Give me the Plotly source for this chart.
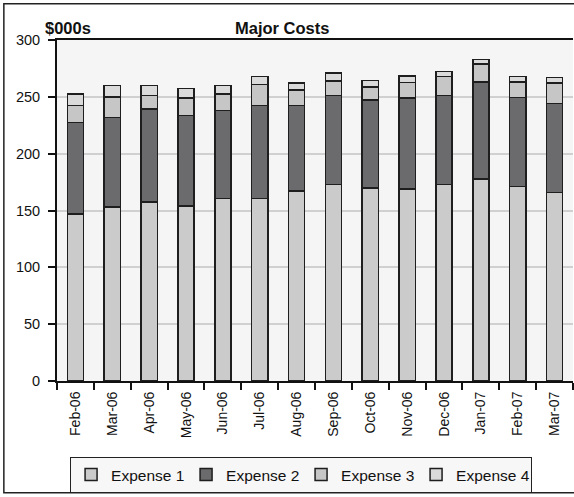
import plotly.graph_objects as go

months = ["Feb-06", "Mar-06", "Apr-06", "May-06", "Jun-06", "Jul-06", "Aug-06",
          "Sep-06", "Oct-06", "Nov-06", "Dec-06", "Jan-07", "Feb-07", "Mar-07"]
expense1 = [147, 153, 157.5, 154, 160.5, 160.5, 167, 173, 170, 169, 173, 177.5, 171, 166]
expense2 = [80.5, 79, 82, 79.5, 77.5, 82, 75.5, 78, 77, 80, 78, 85.5, 78.5, 78]
expense3 = [15, 18, 11.5, 15.5, 14.5, 18.5, 13.5, 13, 11.5, 13.5, 17, 16, 13.5, 18]
expense4 = [10, 10, 9, 8.5, 7.5, 7, 6, 7, 6, 6, 4.5, 4, 5, 5]

series = [("Expense 1", expense1, "#CBCBCB"),
          ("Expense 2", expense2, "#6B6B6D"),
          ("Expense 3", expense3, "#C6C6C6"),
          ("Expense 4", expense4, "#DADADA")]

FONT = "Liberation Sans, Arial, sans-serif"

fig = go.Figure()
for name, vals, col in series:
    fig.add_trace(go.Bar(x=months, y=vals, name=name,
                         marker=dict(color=col, line=dict(color="#1e1e1e", width=1.5))))

fig.update_layout(
    width=574, height=497,
    barmode="stack", bargap=0.56,
    margin=dict(l=57, r=1, t=40, b=116),
    paper_bgcolor="white", plot_bgcolor="#F5F5F5",
    font=dict(family=FONT, size=14, color="#111"),
    showlegend=True,
    legend=dict(orientation="h", x=0.473, xanchor="center", y=-0.223, yanchor="top",
                bordercolor="#222", borderwidth=1, bgcolor="#F7F7F7",
                font=dict(size=15.5), traceorder="normal",
                itemwidth=30, entrywidth=70, entrywidthmode="pixels"),
    xaxis=dict(type="category", tickangle=-90, ticks="outside", ticklen=7, tickwidth=1.5,
               tickcolor="#111", tickson="boundaries", showline=True, linecolor="#111",
               linewidth=2, mirror=True, showgrid=False, tickfont=dict(size=14),
               ticklabelstandoff=3),
    yaxis=dict(range=[0, 300], dtick=50, ticks="outside", ticklen=7, tickwidth=1.5,
               tickcolor="#111", showline=True, linecolor="#111", linewidth=2,
               gridcolor="#D0D0D0", gridwidth=1.5, zeroline=False, tickfont=dict(size=14.5),
               ticklabelstandoff=5),
    annotations=[
        dict(text="<b>Major Costs</b>", xref="paper", yref="paper", x=0.436, y=1.035,
             showarrow=False, font=dict(size=16.5), xanchor="center", yanchor="middle"),
        dict(text="<b>$000s</b>", xref="paper", yref="paper", x=-0.027, y=1.035,
             showarrow=False, font=dict(size=16.5), xanchor="left", yanchor="middle"),
    ],
    shapes=[
        dict(type="rect", xref="paper", yref="paper", x0=-0.103, x1=1.02, y0=-0.328, y1=1.106,
             line=dict(color="#222", width=1.5), fillcolor="rgba(0,0,0,0)", layer="below"),
    ],
)

fig.write_html("out.html", config={"displayModeBar": False},
               post_script="document.body.style.margin='0';")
________________________
• **WHAT IS REQUIRED**:
Skipping the pictures, transcribe each line above exactly as it appears.

• **SOLUTION FOR THIS TASK**:
Give me the Plotly source for this chart.
import plotly.graph_objects as go

months = ["Feb-06", "Mar-06", "Apr-06", "May-06", "Jun-06", "Jul-06", "Aug-06",
          "Sep-06", "Oct-06", "Nov-06", "Dec-06", "Jan-07", "Feb-07", "Mar-07"]
expense1 = [147, 153, 157.5, 154, 160.5, 160.5, 167, 173, 170, 169, 173, 177.5, 171, 166]
expense2 = [80.5, 79, 82, 79.5, 77.5, 82, 75.5, 78, 77, 80, 78, 85.5, 78.5, 78]
expense3 = [15, 18, 11.5, 15.5, 14.5, 18.5, 13.5, 13, 11.5, 13.5, 17, 16, 13.5, 18]
expense4 = [10, 10, 9, 8.5, 7.5, 7, 6, 7, 6, 6, 4.5, 4, 5, 5]

series = [("Expense 1", expense1, "#CBCBCB"),
          ("Expense 2", expense2, "#6B6B6D"),
          ("Expense 3", expense3, "#C6C6C6"),
          ("Expense 4", expense4, "#DADADA")]

FONT = "Liberation Sans, Arial, sans-serif"

fig = go.Figure()
for name, vals, col in series:
    fig.add_trace(go.Bar(x=months, y=vals, name=name,
                         marker=dict(color=col, line=dict(color="#1e1e1e", width=1.5))))

fig.update_layout(
    width=574, height=497,
    barmode="stack", bargap=0.56,
    margin=dict(l=57, r=1, t=40, b=116),
    paper_bgcolor="white", plot_bgcolor="#F5F5F5",
    font=dict(family=FONT, size=14, color="#111"),
    showlegend=True,
    legend=dict(orientation="h", x=0.473, xanchor="center", y=-0.223, yanchor="top",
                bordercolor="#222", borderwidth=1, bgcolor="#F7F7F7",
                font=dict(size=15.5), traceorder="normal",
                itemwidth=30, entrywidth=70, entrywidthmode="pixels"),
    xaxis=dict(type="category", tickangle=-90, ticks="outside", ticklen=7, tickwidth=1.5,
               tickcolor="#111", tickson="boundaries", showline=True, linecolor="#111",
               linewidth=2, mirror=True, showgrid=False, tickfont=dict(size=14),
               ticklabelstandoff=3),
    yaxis=dict(range=[0, 300], dtick=50, ticks="outside", ticklen=7, tickwidth=1.5,
               tickcolor="#111", showline=True, linecolor="#111", linewidth=2,
               gridcolor="#D0D0D0", gridwidth=1.5, zeroline=False, tickfont=dict(size=14.5),
               ticklabelstandoff=5),
    annotations=[
        dict(text="<b>Major Costs</b>", xref="paper", yref="paper", x=0.436, y=1.035,
             showarrow=False, font=dict(size=16.5), xanchor="center", yanchor="middle"),
        dict(text="<b>$000s</b>", xref="paper", yref="paper", x=-0.027, y=1.035,
             showarrow=False, font=dict(size=16.5), xanchor="left", yanchor="middle"),
    ],
    shapes=[
        dict(type="rect", xref="paper", yref="paper", x0=-0.103, x1=1.02, y0=-0.328, y1=1.106,
             line=dict(color="#222", width=1.5), fillcolor="rgba(0,0,0,0)", layer="below"),
    ],
)

fig.write_html("out.html", config={"displayModeBar": False},
               post_script="document.body.style.margin='0';")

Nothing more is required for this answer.